Récompenser les provocations

Outre la volonté d’amoindrir les tensions sur le marché du pétrole, le voyage de Joe Biden poursuit un autre but officiel : faire avancer l’accord militaire portant sur la défense aérienne dans le cadre de l’Alliance de défense aérienne du Moyen-Orient. Les monarchies du Golfe, l’Égypte et Israël œuvrent à la mise en place d’un système de défense aérien commun, dans le but de neutraliser la menace grandissante des drones iraniens. Pour les États-Unis, cela impliquerait un nouveau transfert de technologie et des ventes d’armes supplémentaires.
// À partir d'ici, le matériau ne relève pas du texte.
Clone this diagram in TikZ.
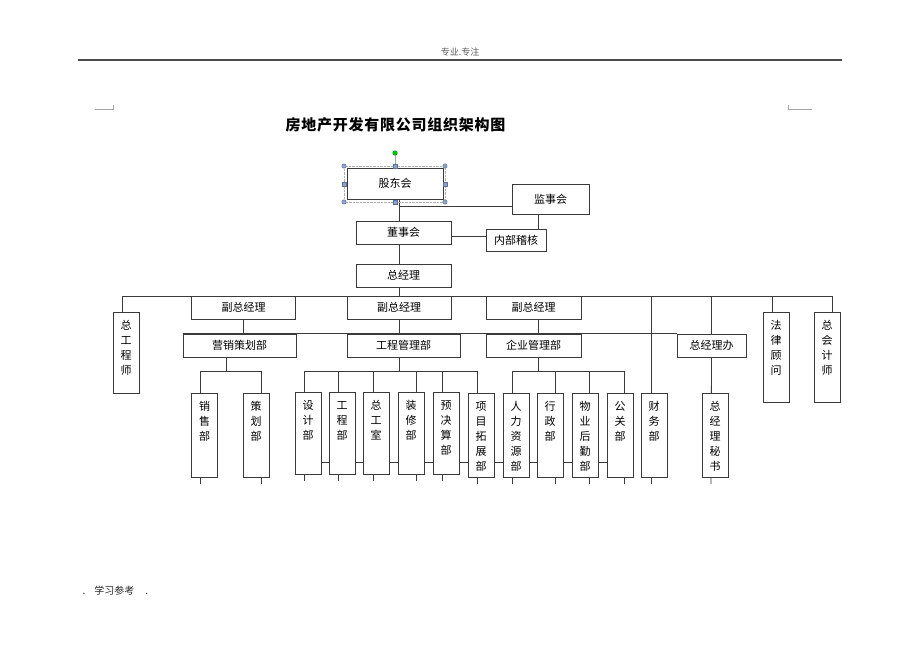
\documentclass[tikz,border=0pt]{standalone}
\usepackage{fontspec}
\setmainfont{Noto Sans CJK SC}
\newfontfamily\titlefont[LetterSpace=5]{Noto Sans CJK SC}
\usepackage{xcolor}
\usepackage{tikz}
\usetikzlibrary{positioning, backgrounds}
\definecolor{linec}{HTML}{3A3A3A}
\definecolor{handlefill}{HTML}{8EA3C9}
\definecolor{handleline}{HTML}{5A73A0}
\newcommand{\vcol}[2]{\parbox[c][#1][t]{20pt}{\centering\rule{0pt}{17pt}#2}}

\begin{document}
\begin{tikzpicture}[
				x=1pt, y=-1pt,
				box/.style={draw=linec, fill=white, line width=0.8pt, inner sep=0pt,
					font=\fontsize{11pt}{15pt}\selectfont},
				hbox/.style={box, minimum height=23pt},
				vbox/.style={box, anchor=north, minimum width=26pt},
				link/.style={draw=linec, line width=0.8pt},
				handle/.style={draw=handleline, fill=handlefill, line width=0.4pt}]

			\useasboundingbox (0,0) rectangle (920,651);

			% page header, title and footer
			\node[font=\fontsize{9pt}{10pt}\selectfont, text=gray!70!black] (header) at (460,52) {专业.专注};
			\draw[gray!60!black, line width=1.2pt] (78,60) -- (842,60);
			\draw[gray!70, line width=0.5pt] (95,109) -- (113,109) -- (113,105);
			\draw[gray!70, line width=0.5pt] (788,105) -- (788,109) -- (812,109);
			\node[font=\titlefont\bfseries\fontsize{15pt}{17pt}\selectfont] (title) at (395.5,125) {房地产开发有限公司组织架构图};
			\node[anchor=west, font=\fontsize{10pt}{11pt}\selectfont, text=gray!30!black] (footer) at (79,591) {.\hspace{9pt}学习参考\hspace{11pt}.};

			% top of the chart
			\node[box, minimum width=96pt, minimum height=31pt] (gudong) at (395,183.5) {股东会};
			\node[box, minimum width=77pt, minimum height=30pt] (jianshi) at (550.5,199) {监事会};
			\node[hbox, minimum width=95pt] (dongshi) at (403.5,232.5) {董事会};
			\node[box, minimum width=60pt, minimum height=22pt] (jihe) at (516,240) {内部稽核};
			\node[hbox, minimum width=95pt] (zongjl) at (403.5,275.5) {总经理};

			% selection handles round gudong
			\draw[gray!60, densely dotted, line width=0.4pt] (344,166) rectangle (445,202);
			\draw[gray!70, line width=0.5pt] (395,155) -- (395,166);
			\fill[green!75!black] (395,153) circle (2.6pt);
			\foreach \hx/\hy in {344/166, 445/166, 344/202, 445/202}
				\filldraw[handle] (\hx,\hy) circle (2.2pt);
			\foreach \hx/\hy in {395/166, 395/202, 344/184, 445/184}
				\filldraw[handle] (\hx-2,\hy-2) rectangle (\hx+2,\hy+2);

			% second level
			\node[hbox, minimum width=104pt] (fz1) at (243.7,307.5) {副总经理};
			\node[hbox, minimum width=104pt] (fz2) at (399,307.5) {副总经理};
			\node[hbox, minimum width=95pt] (fz3) at (533.5,307.5) {副总经理};
			\node[vbox] (zonggcs) at (126,312) {\vcol{81pt}{总\\工\\程\\师}};
			\node[vbox] (falv) at (776,312) {\vcol{90pt}{法\\律\\顾\\问}};
			\node[vbox] (zongkj) at (827,312) {\vcol{90pt}{总\\会\\计\\师}};

			\node[hbox, minimum width=113pt] (yingxiao) at (239.5,345.5) {营销策划部};
			\node[hbox, minimum width=113pt] (gongcheng) at (403.5,345.5) {工程管理部};
			\node[hbox, minimum width=95pt] (qiye) at (533.5,345.5) {企业管理部};
			\node[hbox, minimum width=69pt] (zjlb) at (711.5,345.5) {总经理办};

			% departments
			\node[vbox] (xiaoshou) at (204.5,393) {\vcol{84pt}{销\\售\\部}};
			\node[vbox] (cehua) at (256,393) {\vcol{84pt}{策\\划\\部}};
			\node[vbox] (sheji) at (308,392) {\vcol{82pt}{设\\计\\部}};
			\node[vbox] (gcb) at (342,392) {\vcol{82pt}{工\\程\\部}};
			\node[vbox] (zgs) at (376,392) {\vcol{82pt}{总\\工\\室}};
			\node[vbox] (zhuangxiu) at (411,392) {\vcol{82pt}{装\\修\\部}};
			\node[vbox] (yujs) at (446,392) {\vcol{82pt}{预\\决\\算\\部}};
			\node[vbox] (xmtz) at (481,393) {\vcol{84pt}{项\\目\\拓\\展\\部}};
			\node[vbox] (renli) at (516,393) {\vcol{84pt}{人\\力\\资\\源\\部}};
			\node[vbox] (xingzheng) at (550,393) {\vcol{84pt}{行\\政\\部}};
			\node[vbox] (wuye) at (585,393) {\vcol{84pt}{物\\业\\后\\勤\\部}};
			\node[vbox] (gongguan) at (620,393) {\vcol{84pt}{公\\关\\部}};
			\node[vbox] (caiwu) at (654,393) {\vcol{84pt}{财\\务\\部}};
			\node[vbox] (mishu) at (715,393) {\vcol{84pt}{总\\经\\理\\秘\\书}};

			\coordinate (spine) at (399,0);
			\coordinate (mainbus) at (0,296);
			\coordinate (subbus) at (0,371);
			\coordinate (crossline) at (0,462);

			\begin{scope}[on background layer]
				\draw[link] (gudong.south -| spine) -- (spine |- subbus);
				\draw[link] (spine |- 0,206) -- (jianshi.west |- 0,206);
				\draw[link] ([yshift=-3.5pt]dongshi.east) -- ([yshift=-3.5pt]dongshi.east -| jihe.west);
				\draw[link] ([xshift=-12.5pt]jianshi.south) -- ([xshift=-12.5pt]jianshi.south |- jihe.north);

				\draw[link] ([xshift=-4pt]zonggcs.north |- mainbus) -- ([xshift=5pt]zongkj.north |- mainbus);
				\foreach \n/\dx in {zonggcs/-4, falv/-4, zongkj/5}
					\draw[link] ([xshift=\dx pt]\n.north |- mainbus) -- ([xshift=\dx pt]\n.north);
				\draw[link] ([xshift=-3pt]caiwu.north |- mainbus) -- ([xshift=-3pt, yshift=-6pt]caiwu.south);
				\draw[link] (zjlb.north |- mainbus) -- (zjlb.north);

				\draw[link] (yingxiao.north west) -- (zjlb.north west);
				\draw[link] (fz1.south) -- (fz1.south |- yingxiao.north);
				\draw[link] ([xshift=4.5pt]fz3.south) -- ([xshift=4.5pt]fz3.south |- qiye.north);

				\draw[link] ([xshift=-13.5pt]yingxiao.south) -- ([xshift=-13.5pt]yingxiao.south |- subbus);
				\draw[link] ([xshift=4.5pt]qiye.south) -- ([xshift=4.5pt]qiye.south |- subbus);
				\draw[link] ([xshift=-4.5pt]xiaoshou.north |- subbus) -- ([xshift=5pt]cehua.north |- subbus);
				\draw[link] ([xshift=-4pt]sheji.north |- subbus) -- ([xshift=-4pt]xmtz.north |- subbus);
				\draw[link] ([xshift=-4pt]renli.north |- subbus) -- ([xshift=4pt]gongguan.north |- subbus);
				\draw[link] (zjlb.south) -- ([yshift=-6pt, xshift=-4pt]mishu.south);

				\foreach \n/\dx in {xiaoshou/-4.5, cehua/5, sheji/-4, gcb/-4, zgs/-3, zhuangxiu/5,
						yujs/-4, xmtz/-4, renli/-4, xingzheng/5, wuye/4, gongguan/4}
					\draw[link] ([xshift=\dx pt]\n.north |- subbus) -- ([xshift=\dx pt, yshift=-6pt]\n.south);

				\draw[link] (sheji.west |- crossline) -- (gongguan.west |- crossline);
			\end{scope}

		\end{tikzpicture}
\end{document}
Mais derrière l’appétit pour des contrats d’armement juteux se profilent de nombreuses interrogations géostratégiques et politiques. D’abord, la signature d’un tel traité risquerait de nécessiter l’approbation du Congrès. Ensuite, il pourrait entrer en violation des lois américaines, selon la revue Foreign Policy. Les États-Unis ne sont en effet pas censés signer des accords de défense militaire avec des pays violant ouvertement les droits de l’Homme – ce qui semble une caractérisation applicable aux monarchies du Golfe… De plus, l’un des piliers de la diplomatie américaine repose sur la volonté de ne pas renforcer les régimes autoritaires, jugés moins stables et susceptibles de respecter les accords et traités internationaux que les régimes démocratiques

En plus d’encourager la déstabilisation de la région, elle reviendrait à récompenser les « mauvais comportements » des différents États qui en seraient bénéficiaires – qu’ils refusent de suivre Washington dans leur opposition à la Russie, violent allègrement les droits de l’Homme ou continuent à multiplier les provocations à l’encontre des États-Unis. Outre les intenses opération de lobbying et les actes d’espionnage commis par les Émirats Arabes Unis (qui avaient placé un agent au cœur de l’administration Trump, comme l’a récemment révélé la presse), Doha laisserait la Chine construire une base navale sur son territoire. Riyad serait sur le point d’acheter des missiles à Pékin et considérerait un accord commercial visant à vendre du pétrole sans passer par le dollar. Une information qui a consterné les cercles de pouvoir à Washington. 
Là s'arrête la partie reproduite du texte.